As usual, ProPinoy.net resident Mr Important is trying to be cute in his latest blurb where he presumes to tell current hero of the Illustrado class, James Soriano a thing or two. Too bad that thing -- even two of it -- falls short on sense. Nice try, Mr Manuel Buencamino. But do think again.
English is just another means of communication.
That is true -- among a people who have strong traditions of scientific, technological, and commercial achievement. Thus among successful societies, it does not matter whether you speak English, Japanese, Korean, German, French, Swedish, or Singlish. These languages -- and the people who speak them -- are peers among themselves.
But when we add Tagalog into that mix, then it does matter. Because between speaking in Tagalog and speaking in English, Japanese, Korean, German, French, Swedish, or Singlish, clearly the Tagalog speaker will be at a disadvantage -- because Tagalog is incomplete. There is no Tagalog word for efficiency, for example.
Perhaps among German, Japanese, and Chinese speakers, English speakers will be mere peers. But among people who speak Tagalog -- or Cebuano, or Ilocano, or Tausog -- English speakers will always be special, because all things being equal, English speakers will always have first shot at that high-paying white collar job in Makati, will have first shot at that promotion, will have first shot at that junket to Silicon Valley, and will have first shot at that statuesque fair-skinned colegiala sipping a a latte while tapping on her iPhone in Starbucks.
A Hermes handbag will not get you into the salons of the old rich, but then who wants to?
Bottom line is, becoming proficient in the English language will vastly improve most ordinary Filipino schmoes' ability to compete with those privileged enough to have been born to old money. That means that the old Atenistas (sige na nga, and La Sallistas na rin) will, for the first time in the history of this sad nation be given a run for their money by an entire generation of English speakers graduating from that hypothetical Philippine public education system that had finally chucked the old "national language" into the rubbish bin and focused its meagre resources instead to the language of winners.
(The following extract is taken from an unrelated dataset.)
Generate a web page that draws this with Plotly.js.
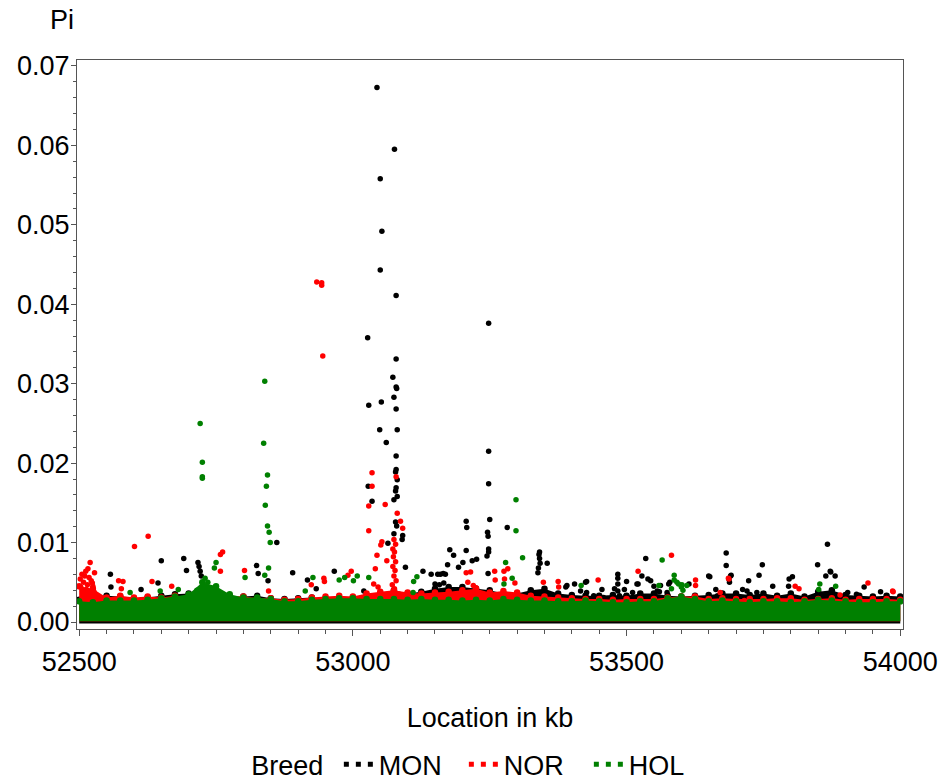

Indeed, Buencamino inadvertently highlighted the very point I've been making for much of my online career -- that English is a language of privilege and opporunity monopolised by the Philippine elite.
That Buencamino would assume that Soriano's goal is to bandy around his English speaking skills like a Hermes bag-toting socialite wannabe reflects the classic typically-Pinoy underclass mentality. You can't really teach minds infested with underclass mentalities to get the sort of points Soriano makes.
In the Philippines, "we do not print textbooks in our native language."
Absolutely right, Mr Buencamino. So imprisoning the Philippine masses in a language (or whatever local dialects we remain fixated to) that utterly and consistently fails to attract scholarly authors is like double whammying an already wretched majority chunk of our collective intelligence.
With every sentence you bang out of your keyboard, you merely highlight the overall futility of those who continue to prop up a language (or dialects) more associated with underprivilege than with the "pride" in "country" that we imagine it to embody.
We all acquired the belief that "Pilipino" is "inferior" and that it is the "language" of our streets by ourselves, Mr Buencamino
Indeed, it does not take an expert to work out that the poor sods who can't string even a two-word English sentence together to save their mother's life are less likely to work their way out of a mail room than their Arrrneo-accented counterparts in the office.
Unlike Hong Kong people, Filipinos cannot afford to hire college-educated maids who can speak anything other than a domestic language or dialect.
That is because we are a society with an entire way of life built on the back of cheap labour. Every spare hour we have to nurse our lattes to room temperature in the local Starbucks, for example, is made available to us by a poor probinsyana ironing our faux designer clothes in a mosquito-infested corner of our village houses. The trouble with cheap is that we get cheap. And we get cheap, because we deprive an entire sector of our society -- those unfortunate enough to be subject to a public education system that has to allocate precious resources to delivering instruction and material in a no-results language -- the chance to compete by arming them with full access to a language that levels the playing field.
And I can't agree with Mr Buencamino more when he says that...
To speak English and to be learned is not the same thing.
Of course. There is no causal relationship between learnedness and English proficiency. The causal relationship lies between English proficiency and opportunity. English opens doors for its best speakers to a world of achievement in science, technology, and commerce that trades in knowledge overwhelmingly articulated in English. That said, I'll be the first to point out that even among English speakers, there are very very few truly insightful minds among them. But the reality is that even stupid English speakers are more likely to get ahead than smart Tagalog speakers. You need not look further than Philippine politics and our entertainment industry to appreciate the Truth in that.